Ayer, 16 de marzo, el escritor Francisco Ayala cumplió cabalmente 99 años. Podría decirse que él y Pepín Bello son los últimos supervivientes de aquella irrepetible generación del 27, aunque Bello no cuenta si aceptamos que ni escribió ni pintó nada en su vida; bastante tuvo con hacer de animador y de dicharachero compañero de viaje. Pero lo de Ayala es para quitarse el sombrero. Y es para descubrirse porque en él concurren el pensamiento, la gracia, el sarcasmo y la palabra precisa, y porque además estamos ante un testigo impagable del siglo que se nos fue, ante el hombre que nos sigue abrumando con una lucidez como recién estrenada. Sus artículos, crónicas, cuentos y novelas hablan por sí solos de la mano que los creó pero, ante todo, de lo que vieron los ojos de Paco Ayala en casi cien años de vida.

Para él, para Francisco Ayala, su propia vida está inscrita en el conjunto de su literatura, como debe ser en todo escritor que se precie. Este andaluz de Granada que vivió desde muy joven el Madrid de los 20 y los 30, al lado de Ortega y Juan Ramón, de Federico y de Alberti, de Maruja Mallo y Ernestina de Champourcin, ha sido un narrador de muchos mundos, un andarín incansable por aquella capital anterior a la guerra civil, pero también un viajero impenitente por Nueva York, Berlín y Buenos Aires. "La guerra cambió abruptamente nuestras vidas", comenta Nina Ayala, la hija del escritor. "Antes de abandonar España mi padre hubo de sufrir la pérdida del suyo y de un hermano muy joven, además de la posición profesional que ya había alcanzado. Él supo afrontar esos tristes acontecimientos con total entereza... Creo que esa fuerza interior supo trasmitírmela con su manera de ser y con su ejemplo".

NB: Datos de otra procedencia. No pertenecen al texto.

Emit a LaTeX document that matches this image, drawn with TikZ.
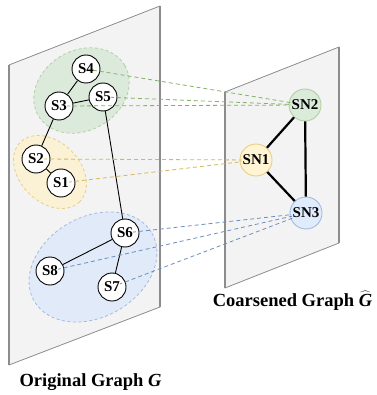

Ahora, a sus 99 años, no le quedan amigos de entonces, pero sus ojos miran también por ellos, interpretan y esclarecen la compleja realidad humana como si el tiempo no hubiera pasado. Su memoria es un prodigio de datos, nombres y lugares, y su voz, entre granadina y porteña, cecea con el discreto entusiasmo de quien pide perdón por seguir viviendo, de quien pide permiso para estrenar un nuevo día.